Si les tombes célèbres du Père-Lachaise attirent plus de trois millions de visiteurs tous les ans, je ne m’y suis rendu qu’une douzaine de fois pendant les deux années où j’ai vécu tout à côté, et sans m’attarder devant ces illustres sépultures. Je préférais déambuler dans ses nombreuses allées et m’y perdre, littéralement, comme les quartiers d’une vaste cité silencieuse. Et puis, très vite, le statuaire féminin m’a intrigué.
Les sculptures masculines accusent une étrange similitude, un manque navrant de subtilité. Quoique toujours glorieuses, les représentations de ces hommes, certainement tous quelque part admirables et si bien vêtus, se confondent ou s’estompent de nos mémoires ; tandis que celles des femmes, non. Plus variées, mais aussi plus volontiers dénudées, elles exposent un large registre d’émotions – pleurs, passion, force, sensualité, abnégation. Certes, parfois de manière convenue, mais par là même elles nous assènent un troublant témoignage du regard que générations après générations nous portons sur elles. Ainsi, ces figures de pierre touchent d’emblée à l’intemporel, alors que leurs homologues masculins s’évertuent à se situer dans leur époque, revendiquant le titre de marqueur de l’Histoire, et se laissent dévorer paradoxalement, sinon par l’oubli, par l’uniformité.

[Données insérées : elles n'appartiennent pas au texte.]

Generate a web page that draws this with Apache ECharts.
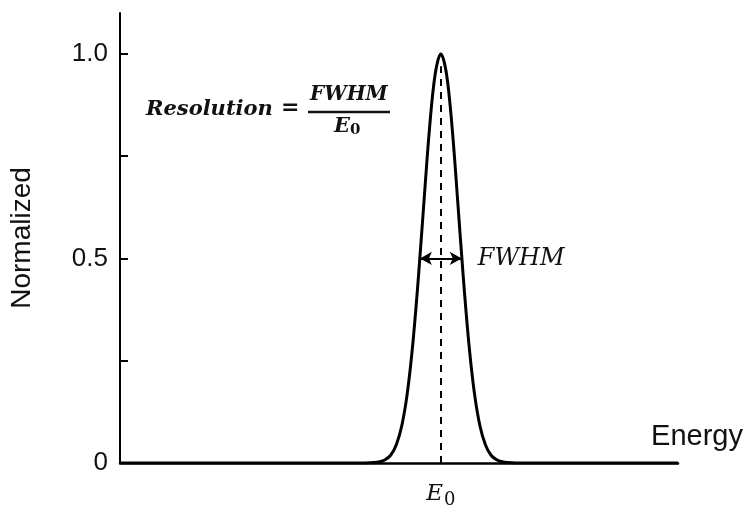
<!DOCTYPE html>
<html>
<head>
<meta charset="utf-8">
<script src="https://cdn.jsdelivr.net/npm/echarts@6/dist/echarts.min.js"></script>
<style>html,body{margin:0;padding:0;background:#fff;}#c{width:745px;height:505px;}</style>
</head>
<body>
<div id="c"></div>
<script>
// Energy positions (arbitrary units) and normalized intensity
const energy = [0, 3.0, 4.4, 4.55, 4.65, 4.75, 4.85, 4.95, 5.05, 5.15, 5.25, 5.35, 5.45, 5.55, 5.65, 5.75,
                5.85, 5.95, 6.05, 6.15, 6.25, 6.35, 6.45, 6.55, 6.65, 6.75, 6.85, 6.95, 7.1, 8.5, 10];
const intensity = [0, 0, 0, 0.001, 0.003, 0.008, 0.019, 0.044, 0.091, 0.172, 0.295, 0.458, 0.644, 0.823, 0.952, 1.0,
                   0.952, 0.823, 0.644, 0.458, 0.295, 0.172, 0.091, 0.044, 0.019, 0.008, 0.003, 0.001, 0, 0, 0];
const peakE = 5.75;
const fwhmLeft = 5.375, fwhmRight = 6.125, halfMax = 0.5;
const yTicks = [0, 0.25, 0.5, 0.75, 1.0];
const yLabels = [0, 0.5, 1.0];

const chart = echarts.init(document.getElementById('c'), null, {renderer: 'canvas'});
const serif = '"DejaVu Serif", "Liberation Serif", serif';
const sans = '"Liberation Sans", Arial, sans-serif';

chart.setOption({
  animation: false,
  backgroundColor: '#fff',
  grid: {left: 120, right: 67, top: 13, bottom: 42, containLabel: false, outerBoundsMode: 'none'},
  xAxis: {
    type: 'value', min: 0, max: 10,
    name: 'Energy', nameLocation: 'end', nameGap: 19,
    nameTextStyle: {fontFamily: sans, fontSize: 29, color: '#111', align: 'center', verticalAlign: 'bottom', padding: [0, 0, 12, 0]},
    axisLine: {show: true, lineStyle: {color: '#000', width: 2.5}},
    axisTick: {show: false},
    splitLine: {show: false},
    axisLabel: {
      customValues: [peakE], margin: 16,
      formatter: () => '{e|E}{s|0}',
      rich: {
        e: {fontFamily: serif, fontStyle: 'italic', fontSize: 23, color: '#111'},
        s: {fontFamily: serif, fontSize: 18, color: '#111', padding: [12, 0, 0, 1]}
      }
    }
  },
  yAxis: {
    type: 'value', min: 0, max: 1.1,
    name: 'Normalized', nameLocation: 'middle', nameGap: 84,
    nameTextStyle: {fontFamily: sans, fontSize: 28, color: '#111'},
    axisLine: {show: true, lineStyle: {color: '#000', width: 2}},
    axisTick: {show: true, inside: true, length: 8, customValues: yTicks, lineStyle: {color: '#000', width: 2}},
    splitLine: {show: false},
    axisLabel: {
      customValues: yLabels, margin: 12,
      fontFamily: sans, fontSize: 26, color: '#111',
      formatter: v => v === 0 ? '0' : v.toFixed(1)
    }
  },
  series: [{
    type: 'line',
    data: energy.map((e, i) => [e, intensity[i]]),
    smooth: 0.35,
    showSymbol: false,
    lineStyle: {color: '#000', width: 3},
    z: 3,
    markLine: {
      silent: true,
      animation: false,
      data: [
        [{coord: [peakE, 0], symbol: 'none', lineStyle: {type: [7, 6], width: 2, color: '#000'}, label: {show: false}},
         {coord: [peakE, 0.97], symbol: 'none'}],
        [{coord: [fwhmLeft, halfMax], symbol: 'arrow', symbolSize: [10, 12], lineStyle: {type: 'solid', width: 2, color: '#000'},
          label: {show: true, position: 'end', distance: 16, formatter: 'FWHM', fontFamily: serif, fontStyle: 'italic', fontSize: 24, color: '#111'}},
         {coord: [fwhmRight, halfMax], symbol: 'arrow', symbolSize: [10, 12]}]
      ]
    }
  }],
  graphic: [
    {type: 'text', left: 146, top: 99, style: {text: 'Resolution', font: 'bold italic 21px ' + serif, fill: '#111'}},
    {type: 'text', left: 281, top: 97, style: {text: '=', font: 'bold 22px ' + serif, fill: '#111'}},
    {type: 'text', left: 310, top: 85, style: {text: 'FWHM', font: 'bold italic 20px ' + serif, fill: '#111'}},
    {type: 'line', shape: {x1: 308, y1: 112, x2: 390, y2: 112}, style: {stroke: '#111', lineWidth: 2.5}},
    {type: 'text', left: 334, top: 116, style: {
      text: '{e|E}{s|0}',
      rich: {
        e: {font: 'bold italic 21px ' + serif, fill: '#111'},
        s: {font: 'bold 15px ' + serif, fill: '#111', padding: [8, 0, 0, 0]}
      }
    }}
  ]
});
</script>
</body>
</html>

Alors que j’avais délaissé le métier depuis une quinzaine d’années, j’ai emporté de quoi photographier ce statuaire. Presque aussitôt, le format carré s’est imposé, peut-être en souvenir du Lubitel 2 de mes débuts. Peut-être en raison du viseur, comme si hisser un boîtier à l’œil me semblait inconvenant, qu’au contraire incliner la tête m’inciterait à prendre, respectueusement, toute la mesure du temps. J’ai acquis un 6×6, revendu ensuite.
Pas très adroit avec le système de chargement, limité par les douze poses par bobine, je me suis trouvé contraint à photographier avec lenteur, moi qui ne vibre que dans l’empressement du reporter. Mes sujets immobiles s’y prêtaient faussement – formes et matières s’animent avec la lumière, et changent selon l’heure et les nuages, le degré d’humidité et la saison ; le vent bouscule les ombres des branchages et façonne le ciel ; les passants passent ou ne s’y décident pas ; et encore quelques oiseaux et chats qui s’épient, se toisent, se pourchassent… Ainsi, est-ce bien le temps qui décide de tout.